The China-Pakistan Economic Corridor (CPEC) was heralded as the panacea for Pakistan’s enduring energy crisis. However, what was sold as an economic lifeline is rapidly morphing into a burdensome debt trap. Pakistan’s capacity payments to independent power producers have soared, now ranking as the country’s third-largest debt obligation—largely a result of hastily concluded agreements with Chinese state-owned power firms.

While billions of dollars were invested in constructing state-of-the-art power plants under CPEC, the underlying power distribution system—namely Pakistan’s Distribution Companies (DISCOs)—was left largely neglected. No substantive reforms were implemented, and no focused budgetary attention was given to modernizing this critical infrastructure. Consequently, even as power plants continue to generate electricity, a deeply inefficient distribution system prevents its effective delivery to consumers. Pakistan now finds itself paying for unused capacity, creating a massive financial strain.

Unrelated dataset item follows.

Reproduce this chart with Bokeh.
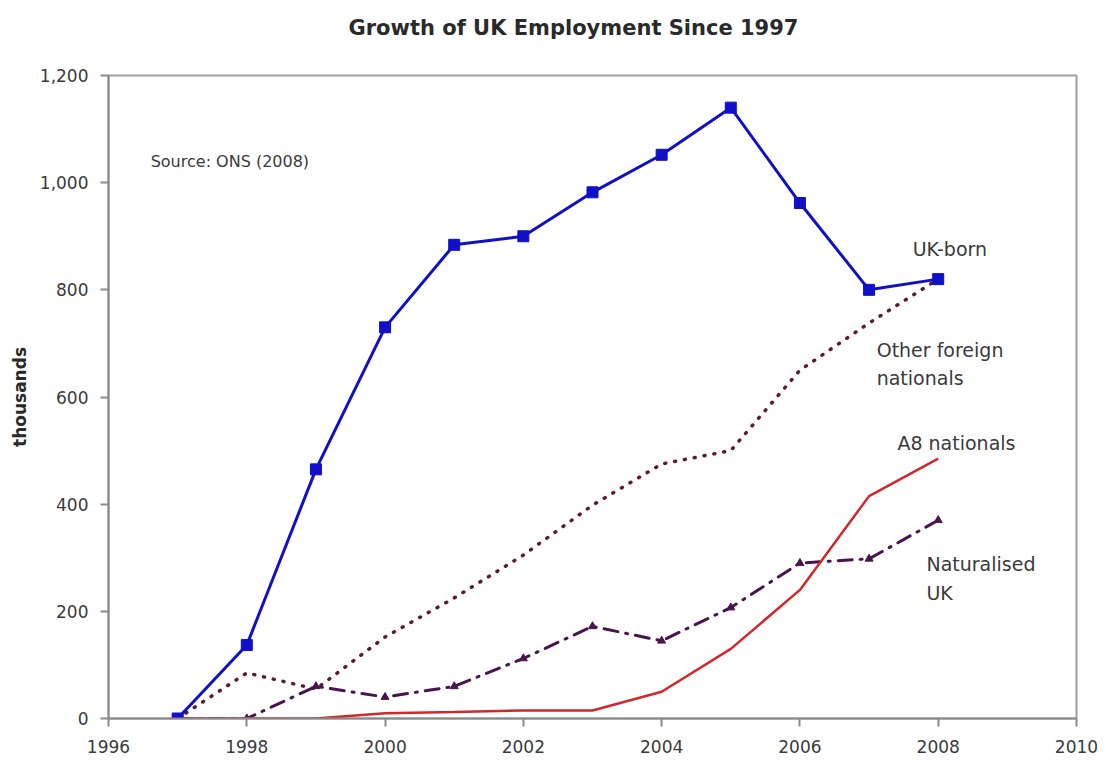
from bokeh.plotting import figure
from bokeh.models import Range1d, Label, FixedTicker, NumeralTickFormatter, Title
from bokeh.embed import file_html
from bokeh.resources import INLINE

years = [1997, 1998, 1999, 2000, 2001, 2002, 2003, 2004, 2005, 2006, 2007, 2008]
uk_born = [0, 137, 465, 730, 884, 900, 982, 1052, 1140, 962, 800, 820]
other_foreign = [0, 85, 55, 152, 225, 305, 398, 475, 500, 650, 738, 820]
a8_nationals = [0, 0, 0, 10, 12, 15, 15, 50, 130, 240, 415, 485]
naturalised_uk = [0, 0, 60, 40, 60, 112, 172, 145, 207, 290, 298, 370]

x_ticks = [1996, 1998, 2000, 2002, 2004, 2006, 2008, 2010]
y_ticks = [0, 200, 400, 600, 800, 1000, 1200]

FONT = "DejaVu Sans"

p = figure(width=1106, height=760, output_backend="svg", toolbar_location=None,
           x_range=Range1d(1996, 2010), y_range=Range1d(0, 1200),
           min_border_left=108, min_border_right=30, min_border_top=75,
           min_border_bottom=42)

# spacer between frame and title (empty text), then the title itself
spacer = Title(text=" ", text_font_size="20px", standoff=12)
p.add_layout(spacer, "above")
main_title = Title(text="Growth of UK Employment Since 1997", align="left",
                   offset=240, standoff=0, text_font=FONT,
                   text_font_size="21px", text_font_style="bold",
                   text_color="#2a2a2a")
p.add_layout(main_title, "above")

p.background_fill_color = "white"
p.border_fill_color = "white"
p.outline_line_color = "#a0a0a0"
p.outline_line_width = 2
p.xgrid.visible = False
p.ygrid.visible = False

for ax in (p.xaxis[0], p.yaxis[0]):
    ax.axis_line_color = "#8a8a8a"
    ax.axis_line_width = 2
    ax.major_tick_line_color = "#8a8a8a"
    ax.major_tick_line_width = 2
    ax.major_tick_out = 8
    ax.major_tick_in = 0
    ax.minor_tick_line_color = None
    ax.major_label_text_font = FONT
    ax.major_label_text_font_size = "17px"
    ax.major_label_text_color = "#3a3a3a"

p.xaxis[0].ticker = FixedTicker(ticks=x_ticks)
p.yaxis[0].ticker = FixedTicker(ticks=y_ticks)
p.yaxis[0].formatter = NumeralTickFormatter(format="0,0")
p.xaxis[0].major_label_standoff = 13
p.yaxis[0].major_label_standoff = 12
p.yaxis[0].axis_label = "thousands"
p.yaxis[0].axis_label_text_font = FONT
p.yaxis[0].axis_label_text_font_size = "17px"
p.yaxis[0].axis_label_text_font_style = "bold"
p.yaxis[0].axis_label_text_color = "#2a2a2a"
p.yaxis[0].axis_label_standoff = 7

# series
p.line(years, other_foreign, line_color="#5e1a2e", line_width=3.5,
       line_dash="1 9", line_cap="round")
p.line(years, naturalised_uk, line_color="#4a1450", line_width=3,
       line_dash="14 8 2 8", line_cap="round")
p.scatter(years, naturalised_uk, marker="triangle", size=8,
          fill_color="#4a1450", line_color="#4a1450")
p.line(years, a8_nationals, line_color="#d0282c", line_width=2.5)
p.line(years, uk_born, line_color="#1010c8", line_width=3)
p.scatter(years, uk_born, marker="square", size=11,
          fill_color="#1010c8", line_color="#1010c8")

def lab(x, y, text, size="19px", align="left", color="#3a3a3a"):
    p.add_layout(Label(x=x, y=y, text=text, text_font=FONT,
                       text_font_size=size, text_color=color,
                       text_align=align, text_baseline="middle"))

lab(1996.61, 1040, "Source: ONS (2008)", size="16px")
lab(2007.63, 877, "UK-born")
lab(2007.11, 687, "Other foreign")
lab(2007.11, 636, "nationals")
lab(2007.41, 515, "A8 nationals")
lab(2007.83, 289, "Naturalised")
lab(2007.83, 235, "UK")

open("out.html", "w").write(file_html(p, INLINE))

The failure to address the systemic flaws within the energy sector prior to engaging in costly, large-scale infrastructure projects has turned CPEC from a proposed solution into an exacerbating problem. Until Pakistan’s DISCOs are reformed and its distribution grid modernized, any new power plant will only deepen the crisis, leaving the country ensnared in an escalating cycle of debt. The central question remains: will the government pursue further indebtedness, or will it devise tangible solutions to resolve the systemic energy deficiencies?